Partners Group senior execs forgo salary in response to covid-19 crisis

The firm’s co-chief executives and board of directors have pledged 100% of their base salaries over the next six months to support portfolio companies.

Partners Group’s top executives will reroute their salaries into a fund to support portfolio company employees in response to the coronavirus crisis.

Co-chief executives André Frei and David Layton, executive chairman Steffen Meister, along with the executive members of the firm’s board of directors, will relinquish 100 percent of their salaries for the next six months, Layton said on the firm’s corporate sustainability update call on Thursday.

“We feel compelled to show solidarity with our negatively impacted stakeholders and our portfolio executives,” Layton said. “We’ll see how the crisis lasts but at least for the next six months, our co-CEOs and the executive members of our board of directors, which includes our founders and our chairman, will be forgoing our salaries and making those funds available to the hardship initiatives in our various portfolio companies via a portfolio employee support fund.

“We are doing what we can. We view our contribution as a necessary stopgap in this moment of crisis.”

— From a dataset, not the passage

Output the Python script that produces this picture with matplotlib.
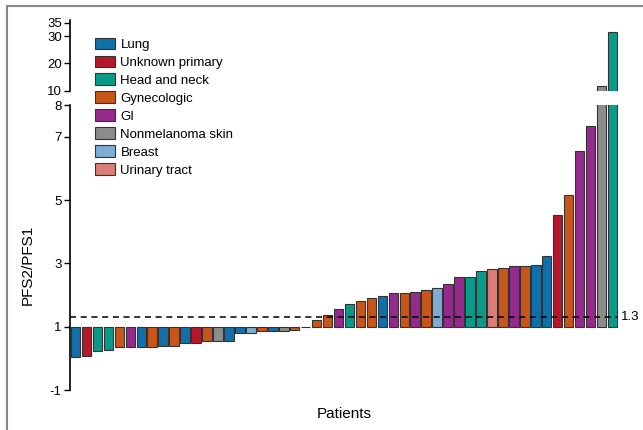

Layton said a number of other senior leaders from the firm – many of its investment leaders – as well as other employees will also be voluntarily forgoing a portion of their salary or contributing directly to the initiative. The firm will also contribute.

The support fund will benefit employees of its portfolio companies that have been hardest hit by the crisis, including those in consumer-facing sectors including education, retail and food and beverage.

Private equity firms have stepped up to the health crisis and assisted their portfolio companies and the most vulnerable communities, as Private Equity International has reported. Leonard Green & Partners created a $10 million employee-assistance fund for portfolio companies that will be significantly affected by the virus. BlackRock committed $50 million to those immediately impacted by the virus, of which the first $18 million has been deployed to food banks and community organizations across the US and Europe.

The decision comes as Zug-headquartered Partners Group sets up and finalizes its Stakeholder Benefits Program, which Layton discussed on the firm’s annual results call in March.

The program will re-invest a portion of achieved profit growth for the benefit of its portfolio company employees and other stakeholders. It spans a range of initiatives including financial access, health and wellness and family support.

As part of the stakeholder program, Partners Group is considering setting up a hardship fund that would be funded via an insurance premium paid from the profits of its portfolio assets, Layton said during Thursday’s call. The firm would provide “meaningful financial participation,” he added.

Partners Group is developing the final format of the programme over the coming months.